Sperm Cryopreservation

Sperm Preservation

spermn2The WVU Center for Reproductive Medicine offers a way for a man to still father children, even if an illness or its treatment severely affects his fertility. Sperm can be frozen and preserved indefinitely and then thawed to use for impregnating a partner.

What treatments can affect fertility?
Treatments that may affect a man’s fertility include

  • chemotherapy
  • radiation
  • some surgeries

The closer radiation treatment is to the testicles, the higher the risk of infertility.

What cancers can affect fertility?
Testicular cancer, Hodgkin’s disease, non-Hodgkin’s lymphoma, leukemia, and other kinds of cancer may also affect a man’s ability to reproduce.

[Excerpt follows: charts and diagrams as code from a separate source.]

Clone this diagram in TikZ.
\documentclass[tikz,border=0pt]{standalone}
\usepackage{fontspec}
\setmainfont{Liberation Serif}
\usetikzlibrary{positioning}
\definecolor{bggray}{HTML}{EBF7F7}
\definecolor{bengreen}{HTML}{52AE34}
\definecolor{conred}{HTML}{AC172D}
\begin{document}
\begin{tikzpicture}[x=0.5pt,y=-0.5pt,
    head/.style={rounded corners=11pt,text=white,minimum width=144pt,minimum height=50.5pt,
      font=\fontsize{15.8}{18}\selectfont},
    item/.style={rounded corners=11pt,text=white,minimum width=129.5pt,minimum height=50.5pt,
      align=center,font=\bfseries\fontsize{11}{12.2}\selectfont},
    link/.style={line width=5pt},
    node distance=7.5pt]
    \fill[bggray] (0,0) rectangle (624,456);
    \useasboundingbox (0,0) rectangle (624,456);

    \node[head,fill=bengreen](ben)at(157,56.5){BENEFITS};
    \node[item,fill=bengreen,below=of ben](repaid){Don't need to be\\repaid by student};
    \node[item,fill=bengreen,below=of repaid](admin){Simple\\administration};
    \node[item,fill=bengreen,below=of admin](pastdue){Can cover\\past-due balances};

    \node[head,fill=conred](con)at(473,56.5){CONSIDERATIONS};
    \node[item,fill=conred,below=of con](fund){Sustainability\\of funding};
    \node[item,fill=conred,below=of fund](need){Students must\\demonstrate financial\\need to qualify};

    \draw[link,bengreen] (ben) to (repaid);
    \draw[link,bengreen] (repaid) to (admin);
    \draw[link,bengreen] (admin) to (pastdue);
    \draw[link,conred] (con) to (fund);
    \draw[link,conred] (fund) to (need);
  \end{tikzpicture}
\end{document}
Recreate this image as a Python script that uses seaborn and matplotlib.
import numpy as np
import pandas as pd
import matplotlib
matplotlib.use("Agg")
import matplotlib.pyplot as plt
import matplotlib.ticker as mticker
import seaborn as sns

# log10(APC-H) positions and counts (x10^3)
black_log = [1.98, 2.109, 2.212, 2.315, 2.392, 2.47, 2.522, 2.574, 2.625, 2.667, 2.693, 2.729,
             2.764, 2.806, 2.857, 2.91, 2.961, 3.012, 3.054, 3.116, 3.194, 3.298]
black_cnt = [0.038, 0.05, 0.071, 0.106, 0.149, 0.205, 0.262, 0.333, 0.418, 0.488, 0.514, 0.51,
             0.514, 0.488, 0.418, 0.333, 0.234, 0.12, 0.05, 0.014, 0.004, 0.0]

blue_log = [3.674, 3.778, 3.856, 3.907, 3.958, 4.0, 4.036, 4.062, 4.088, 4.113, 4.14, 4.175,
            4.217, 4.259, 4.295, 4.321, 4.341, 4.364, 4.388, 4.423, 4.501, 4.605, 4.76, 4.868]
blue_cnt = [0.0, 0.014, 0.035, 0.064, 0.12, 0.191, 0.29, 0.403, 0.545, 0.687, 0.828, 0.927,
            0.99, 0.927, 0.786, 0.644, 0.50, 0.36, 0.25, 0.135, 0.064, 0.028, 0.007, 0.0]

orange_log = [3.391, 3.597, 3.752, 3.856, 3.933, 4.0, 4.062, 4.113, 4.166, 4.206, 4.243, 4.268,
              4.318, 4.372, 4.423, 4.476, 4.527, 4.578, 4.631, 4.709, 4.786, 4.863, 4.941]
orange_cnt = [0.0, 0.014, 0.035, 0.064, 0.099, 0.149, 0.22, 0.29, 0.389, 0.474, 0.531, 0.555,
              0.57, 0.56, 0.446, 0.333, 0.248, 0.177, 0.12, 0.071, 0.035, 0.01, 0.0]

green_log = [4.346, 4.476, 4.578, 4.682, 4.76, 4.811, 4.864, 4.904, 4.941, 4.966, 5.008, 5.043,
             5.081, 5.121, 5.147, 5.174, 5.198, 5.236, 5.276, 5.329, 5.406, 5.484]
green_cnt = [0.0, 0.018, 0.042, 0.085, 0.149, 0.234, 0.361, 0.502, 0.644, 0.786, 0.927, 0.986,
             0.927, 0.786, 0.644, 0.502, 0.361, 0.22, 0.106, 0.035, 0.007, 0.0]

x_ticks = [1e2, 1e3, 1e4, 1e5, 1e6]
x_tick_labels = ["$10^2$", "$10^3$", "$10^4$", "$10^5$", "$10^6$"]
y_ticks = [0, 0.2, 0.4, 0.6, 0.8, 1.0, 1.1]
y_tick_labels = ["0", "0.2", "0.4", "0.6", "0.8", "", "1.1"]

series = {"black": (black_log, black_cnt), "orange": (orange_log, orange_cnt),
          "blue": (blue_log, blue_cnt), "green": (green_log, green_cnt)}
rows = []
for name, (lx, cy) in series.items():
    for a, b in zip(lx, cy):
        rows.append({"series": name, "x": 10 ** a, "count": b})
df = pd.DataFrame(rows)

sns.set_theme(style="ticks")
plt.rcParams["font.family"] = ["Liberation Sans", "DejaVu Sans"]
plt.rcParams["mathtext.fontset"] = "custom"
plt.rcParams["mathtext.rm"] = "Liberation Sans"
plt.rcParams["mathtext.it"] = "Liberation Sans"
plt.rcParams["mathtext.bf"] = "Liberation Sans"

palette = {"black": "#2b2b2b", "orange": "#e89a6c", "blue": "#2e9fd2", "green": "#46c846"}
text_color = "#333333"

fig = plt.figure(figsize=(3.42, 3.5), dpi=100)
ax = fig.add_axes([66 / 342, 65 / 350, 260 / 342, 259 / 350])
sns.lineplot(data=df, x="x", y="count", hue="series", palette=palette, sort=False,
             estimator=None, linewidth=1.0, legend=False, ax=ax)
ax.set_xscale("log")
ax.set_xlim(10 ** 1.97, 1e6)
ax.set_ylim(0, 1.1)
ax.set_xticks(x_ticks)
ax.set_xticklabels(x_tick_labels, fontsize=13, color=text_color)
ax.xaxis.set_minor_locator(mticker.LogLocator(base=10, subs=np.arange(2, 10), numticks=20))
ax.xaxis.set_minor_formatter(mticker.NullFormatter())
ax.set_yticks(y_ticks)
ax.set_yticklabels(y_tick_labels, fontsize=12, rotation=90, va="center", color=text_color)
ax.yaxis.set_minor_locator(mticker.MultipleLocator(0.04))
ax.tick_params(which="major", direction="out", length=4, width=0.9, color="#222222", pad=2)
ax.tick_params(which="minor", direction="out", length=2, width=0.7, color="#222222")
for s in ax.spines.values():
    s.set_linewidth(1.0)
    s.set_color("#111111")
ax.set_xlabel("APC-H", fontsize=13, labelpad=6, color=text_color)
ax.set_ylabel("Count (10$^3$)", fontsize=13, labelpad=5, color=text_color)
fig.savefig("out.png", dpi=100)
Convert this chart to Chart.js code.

Endocrine tumors, thyroid cancer, brain tumors, acromegaly, Cushing’s disease, and virilizing adrenal tumors can cause infertility in rare instances. Recent surgery, fever, or physical stress from cancer can also affect semen quality.

Who is eligible?
The sperm preservation program is available to any post-pubescent male cancer patient whose treatment may affect his ability to reproduce. Every patient’s situation is different. Ask your doctor if this program would be suitable for you.

How does it work?
After diagnosis, you or your physician should contact WVU’s Center for Reproductive Medicine at 304-598-3100 as soon as possible. Our experts determine the ideal number of samples needed. In many cases, one or two samples may be sufficient.

When should I start the program?
Men should start making sperm deposits as soon after their diagnosis as possible to produce an adequate supply to achieve a pregnancy.

How much does it cost?
Sperm preparation, banking, and yearly storage are provided at a cost significantly lower than the national average.